Il écrit ces morceaux après les premières projections-test (sans musique) de LA NUIT DES MASQUES qui se révélèrent désastreuses. Mais, une fois sa musique incorporée à la bande-son, les réactions du public se sont avérées excellentes. La musique est particulièrement efficace après l'évasion de Michael Myers, alors qu'il ne se passe pas grand-chose à l'écran. La seule présence de ces compositions accompagnant un plan fixe d'une maison rend celui-ci terrifiant. Elles indiquent la présence dangereuse de Myers alors même qu'il n'est pas visible à l'écran et qu'il n'a pas encore commencé à sévir à Haddonfield.
Grâce à sa réalisation impeccable et efficace, LA NUIT DES MASQUES, premier film de la longue saga HALLOWEEN, est une grande réussite du cinéma d'épouvante des années soixante-dix. Au chapitre des petites réserves, regrettons que le traitement grossier des personnages adolescents, bien moins subtil que dans un CARRIE par exemple, semble découler d'une démarche commerciale et cynique qui va faire beaucoup d'émules dans les années quatre-vingt et quatre-vingt-dix.

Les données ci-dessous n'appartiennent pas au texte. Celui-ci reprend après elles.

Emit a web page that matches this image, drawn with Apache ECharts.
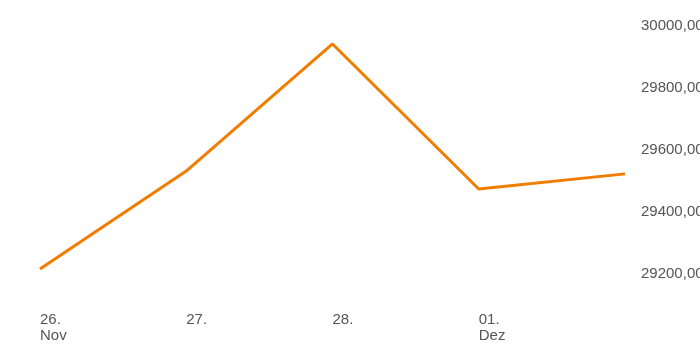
<!DOCTYPE html>
<html><head><meta charset="utf-8">
<script src="https://cdn.jsdelivr.net/npm/echarts@6/dist/echarts.min.js"></script>
<style>html,body{margin:0;padding:0;background:#fff}#c{width:700px;height:350px}</style>
</head><body><div id="c"></div>
<script>
var categories = ['26.11', '27.11', '28.11', '01.12', '02.12'];
var tickLabels = ['26.\nNov', '27.', '28.', '01.\nDez', ''];
var values = [29216, 29532, 29942, 29474, 29523];
var yMin = 29100, yMax = 30000, yStep = 100;

var chart = echarts.init(document.getElementById('c'), null, {renderer: 'canvas'});
chart.setOption({
  animation: false,
  backgroundColor: '#ffffff',
  grid: {left: 40, right: 75, top: 26, bottom: 45, containLabel: false, outerBoundsMode: 'none'},
  xAxis: {
    type: 'category', data: categories, boundaryGap: false,
    axisLine: {show: false}, axisTick: {show: false}, splitLine: {show: false},
    axisLabel: {
      align: 'left', verticalAlign: 'top', margin: 7, interval: 0,
      color: '#555555', fontFamily: 'Liberation Sans, Arial, sans-serif', fontSize: 15, lineHeight: 16,
      formatter: function (v, i) { return tickLabels[i]; }
    }
  },
  yAxis: {
    type: 'value', position: 'right', min: yMin, max: yMax, interval: yStep,
    axisLine: {show: false}, axisTick: {show: false}, splitLine: {show: false},
    axisLabel: {
      margin: 16, color: '#555555', fontFamily: 'Liberation Sans, Arial, sans-serif', fontSize: 15, align: 'left',
      formatter: function (v) { return (Math.round(v) % 200 === 0) ? v.toFixed(2).replace('.', ',') : ''; }
    }
  },
  series: [{
    type: 'line', data: values, showSymbol: false, symbol: 'none',
    lineStyle: {color: '#f07d00', width: 3}, itemStyle: {color: '#f07d00'}
  }]
});
</script></body></html>
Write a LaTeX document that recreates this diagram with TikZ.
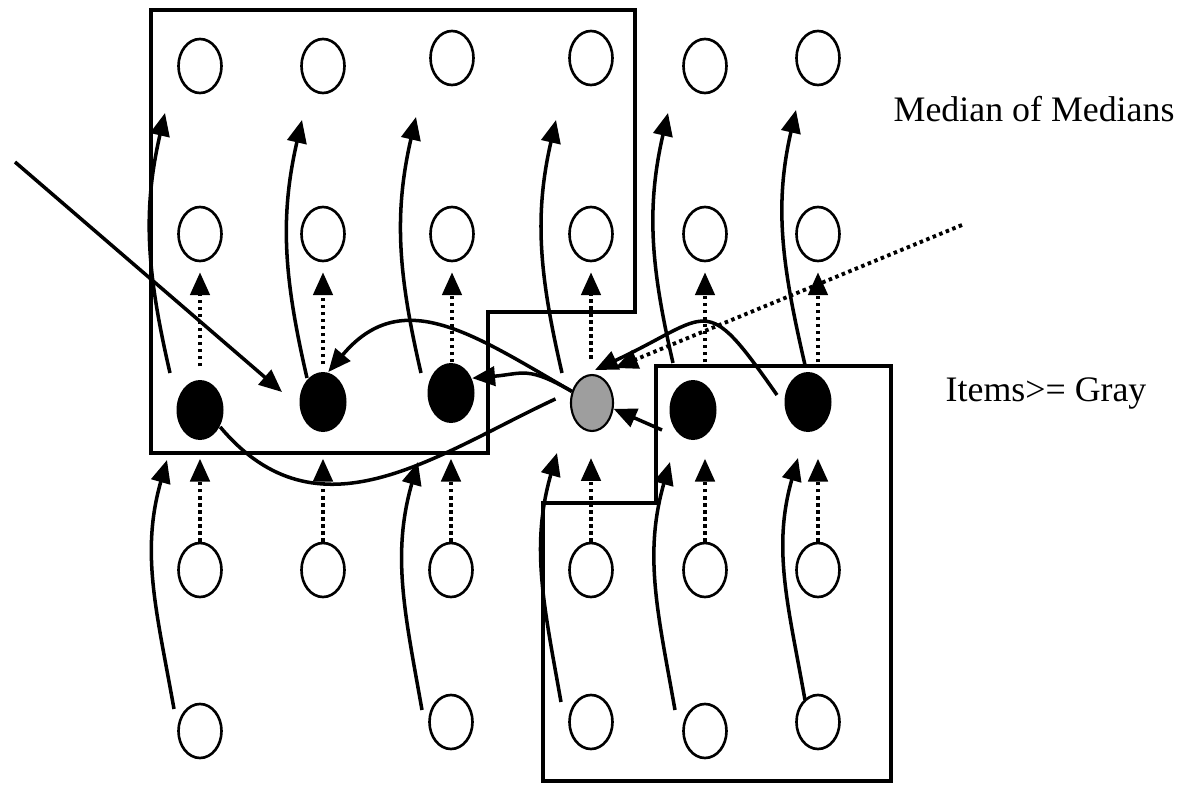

LA NUIT DES MASQUES connaît un énorme succès commercial, rapportant plus de 40 millions de dollars (sans compter les exploitations en vidéo et à la télévision). Cela reste le plus gros carton de son réalisateur encore aujourd'hui. Il déclenche une vague de slashers très rentables qui vont continuer à sévir tout au long de la décennie suivante, sous la forme de trop nombreuses suites : VENDREDI 13 de Sean S. Cunningham, bien sûr, LE BAL DE L'HORREUR, DOUCE NUIT, SANGLANTE NUIT de Charles E. Sellier Jr., LES GRIFFES DE LA NUIT de Wes Craven.
Même Norman Bates reprend du service avec PSYCHOSE 2 de Richard Franklin en 1983. LA NUIT DES MASQUES, sous l'impulsion de son producteur Moustapha Akkad, connaît plusieurs suites (aujourd'hui, nous attendons – avec beaucoup de patience – le treizième volet !), dans lesquelles Carpenter ne s'impliquera jamais en profondeur. A part pour HALLOWEEN II et HALLOWEEN III : LE SANG DU SORCIER dont il écrit les scénarios.